La infanta debía estar prevenida porque si habían atentado contra su hermano también podrían hacerlo contra ella. La angustia sacudió su cuerpo y trató de acelerar sus pies.

Al fin alcanzó la puerta de la alcoba real y, haciendo caso omiso del protocolo, la abrió con violencia. En ese momento, lo que vio le paralizó la respiración. La infanta Isabel estaba sentada en una silla, la piel lívida, los labios cerúleos, el cuerpo rígido, los puños cerrados, la mirada fija perdida en la nada.

Doña Beatriz de Bobadilla soltó el pomo de la puerta y abandonó la alcoba. Debía buscar ayuda. Las lágrimas luchaban por nacer, pero ella las abortaba, preocupada de que la humedad de sus ojos la hiciera tropezar.

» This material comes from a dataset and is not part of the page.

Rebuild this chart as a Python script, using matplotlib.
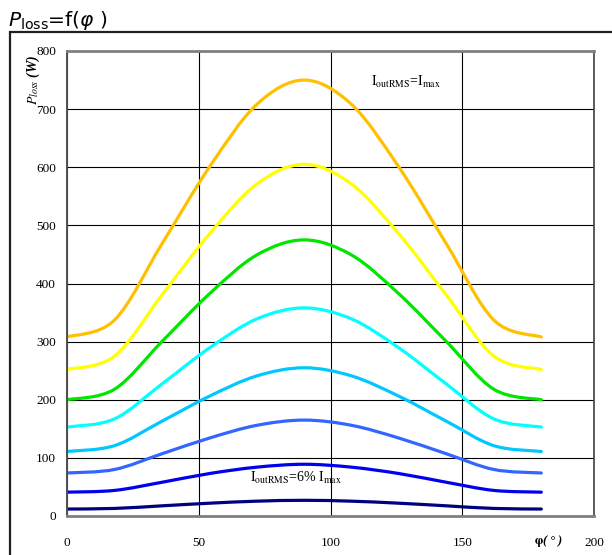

La Providencia quiso que hacia allí se encaminaran corriendo don Gonzalo Chacón y don Gutierre de Cárdenas. Era impropio de dos caballeros desplazarse con paso tan presuroso por los corredores de palacio, pero doña Beatriz no se detuvo a pedirles explicaciones y les gritó con el rostro desencajado y casi sin aliento:

—¡La infanta Isabel ha sido envenenada!